Task to complete: Present every line in which the string "this" appears.

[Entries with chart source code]
-- START --

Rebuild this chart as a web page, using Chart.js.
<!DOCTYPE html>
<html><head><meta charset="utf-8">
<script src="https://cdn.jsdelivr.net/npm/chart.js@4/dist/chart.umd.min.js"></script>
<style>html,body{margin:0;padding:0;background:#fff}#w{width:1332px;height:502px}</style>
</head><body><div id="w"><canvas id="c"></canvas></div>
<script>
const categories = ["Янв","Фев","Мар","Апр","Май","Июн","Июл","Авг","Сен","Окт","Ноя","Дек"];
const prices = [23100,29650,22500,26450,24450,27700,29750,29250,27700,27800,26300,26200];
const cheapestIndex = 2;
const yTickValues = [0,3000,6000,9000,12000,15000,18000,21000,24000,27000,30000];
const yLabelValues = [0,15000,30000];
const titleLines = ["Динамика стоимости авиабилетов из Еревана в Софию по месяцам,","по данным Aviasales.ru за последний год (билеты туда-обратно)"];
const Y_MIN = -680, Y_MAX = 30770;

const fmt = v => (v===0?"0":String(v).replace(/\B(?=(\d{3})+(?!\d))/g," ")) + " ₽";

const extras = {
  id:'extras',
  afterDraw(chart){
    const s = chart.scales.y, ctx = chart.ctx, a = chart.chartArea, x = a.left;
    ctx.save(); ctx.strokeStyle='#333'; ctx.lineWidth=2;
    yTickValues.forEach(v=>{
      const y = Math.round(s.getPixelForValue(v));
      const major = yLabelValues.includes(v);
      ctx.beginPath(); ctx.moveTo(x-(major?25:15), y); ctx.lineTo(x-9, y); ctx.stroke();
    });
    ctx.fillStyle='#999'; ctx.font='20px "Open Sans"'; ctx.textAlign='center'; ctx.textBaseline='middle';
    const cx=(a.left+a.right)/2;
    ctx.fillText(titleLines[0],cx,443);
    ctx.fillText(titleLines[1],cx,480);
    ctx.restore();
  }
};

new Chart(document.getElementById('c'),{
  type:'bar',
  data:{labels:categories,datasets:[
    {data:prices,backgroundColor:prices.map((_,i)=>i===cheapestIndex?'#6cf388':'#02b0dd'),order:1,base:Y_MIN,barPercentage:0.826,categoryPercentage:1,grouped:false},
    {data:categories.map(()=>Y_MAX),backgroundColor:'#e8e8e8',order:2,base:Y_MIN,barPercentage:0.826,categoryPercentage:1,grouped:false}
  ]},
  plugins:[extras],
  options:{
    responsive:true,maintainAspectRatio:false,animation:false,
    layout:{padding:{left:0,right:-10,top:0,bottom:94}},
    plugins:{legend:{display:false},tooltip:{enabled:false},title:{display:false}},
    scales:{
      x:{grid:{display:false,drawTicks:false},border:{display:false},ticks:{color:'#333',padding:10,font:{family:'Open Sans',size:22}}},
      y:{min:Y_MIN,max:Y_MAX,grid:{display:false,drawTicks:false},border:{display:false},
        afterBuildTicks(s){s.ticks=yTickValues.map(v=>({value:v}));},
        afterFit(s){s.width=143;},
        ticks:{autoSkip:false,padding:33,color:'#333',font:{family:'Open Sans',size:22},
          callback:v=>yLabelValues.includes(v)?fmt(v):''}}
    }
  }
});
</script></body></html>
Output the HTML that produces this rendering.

-- END --

The answer:
Rebuild this chart as a web page, using Chart.js.
Output the HTML that produces this rendering.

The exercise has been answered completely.